Let’s say a house is listed for $500,000 and a buyer offers $495,000. Most buyers don’t have $495,000 in cash, which means they will need to borrow some of the purchase price from a bank. Banks want to protect their investments so they will order an independent appraisal of the house to make sure it’s work the $495,000 purchase price.
When the appraisal comes back for the house in our example, the appraiser says it’s only worth $475,000. That is $20,000 less than the original offer. That $20,000 difference is called an appraisal gap.
Negotiating a Real Estate Appraisal Gap
Appraisal gaps can happen at any time and anywhere. However, they tend to be more common in hot real estate markets where there are more buyers than available inventory. This leads to bidding wars, which can drive up the price of a house.
Right now, in the Colorado and Washington markets, we’re seeing appraisal gaps in about 15% of transactions, which works out to be about one in every six or seven home sales.
A Real-Life Example
It’s also worth noting that sometimes agents will use appraisal gaps strategically. We saw one example recently with a for sale by owner seller (that became a client). The buyer agent contacted the seller before making an offer, where the seller mentioned they were moving out of state.
The buying agent used this information to put their client in the best possible position. The strategy the buyer used was to offer way over asking price, to the tune of ~$100,000 over asking. The caveat was that the appraisal would be done on the last day for objections and if there was an appraisal gap, then the price would be adjusted to that price.
Now, it’s important to note that there is nothing wrong with this strategy. However, it did put the seller in a tight spot, potentially. While the initial offer was obviously exciting, we didn’t want them to be disappointed if the appraisal gap reduced the sale price to the asking price, or possibly even less.
The seller opted to pass on that deal and BlueMatch ultimately helped them sell their home for over asking price.
Saving Money When Selling Your Home
As you can see, a real estate appraisal gap can be a strategic tool in contract negotiations. But knowing how to deal with an appraisal gap ahead of time can save you a lot of stress down the line.
Here are a few strategies you can consider that might just make your home sale go smoother and be less stressful.
One unwritten rule of thumb when encountering an appraisal gap is to split the difference between the buyer and the seller.

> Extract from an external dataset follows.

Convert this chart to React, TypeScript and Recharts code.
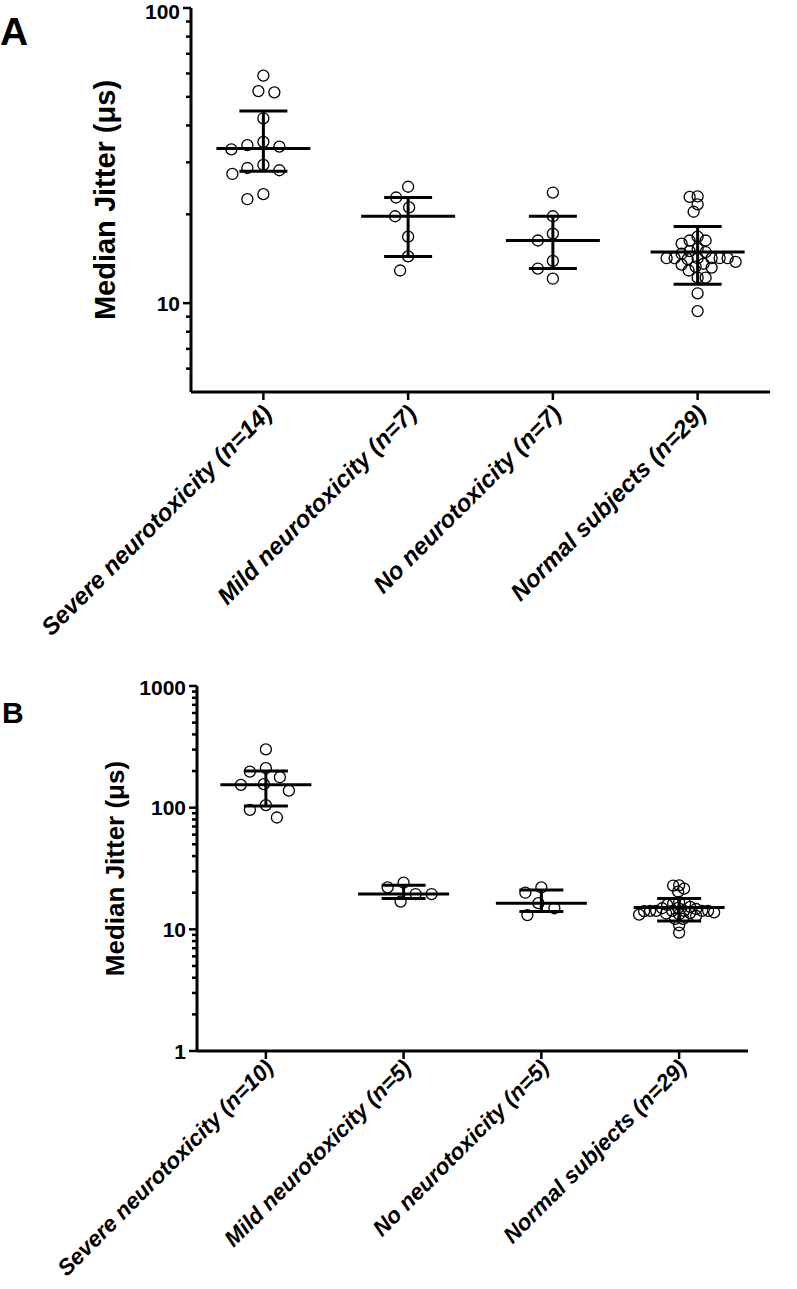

So, let’s say a house goes under contract for $500,000, but the appraisal comes back as $460,000. That’s an appraisal gap of $40,000. Typically, what happens in this case, assuming both parties can agree, is the seller lowers the price to $480,000, so they end up taking a $20,000 hit, while the seller ends up paying $20,000 more.
It’s important to note that a buyer’s willingness to cover an appraisal gap will often depend on how much cash they have available. In this example, the buyer needs $20,000 cash to cover the appraisal gap because the bank will only fund up to $460,000.
Another possibility for dealing with an appraisal gap is to appeal to the agent to reduce their commission. You might be surprised at an agent’s willingness to give up some of their stake in the deal to ensure that the sale closes. After all, if it doesn’t close they don’t get anything. In this situation, the appraisal gap is split between the seller, the buyer, and any agents involved in the transaction, who agree to these terms.
It’s also important to remember that every contract is different and as a seller, you should consider the entire offer, not just the offer with the higher offer price. If a seller has a house on the market for $500,000 and get one offer for $510,000 with no appraisal gap guarantee, and a second offer for $505,000, but this offer includes an appraisal gap guarantee it’s worth crunching the numbers on both. The lower offer may actually end up being stronger and ultimately net you more money on the sale of your home.
Remember, you can write appraisal gap guarantees into contracts as well, and may want to try to get a seller who doesn’t offer a guarantee, to agree to one before going under contract.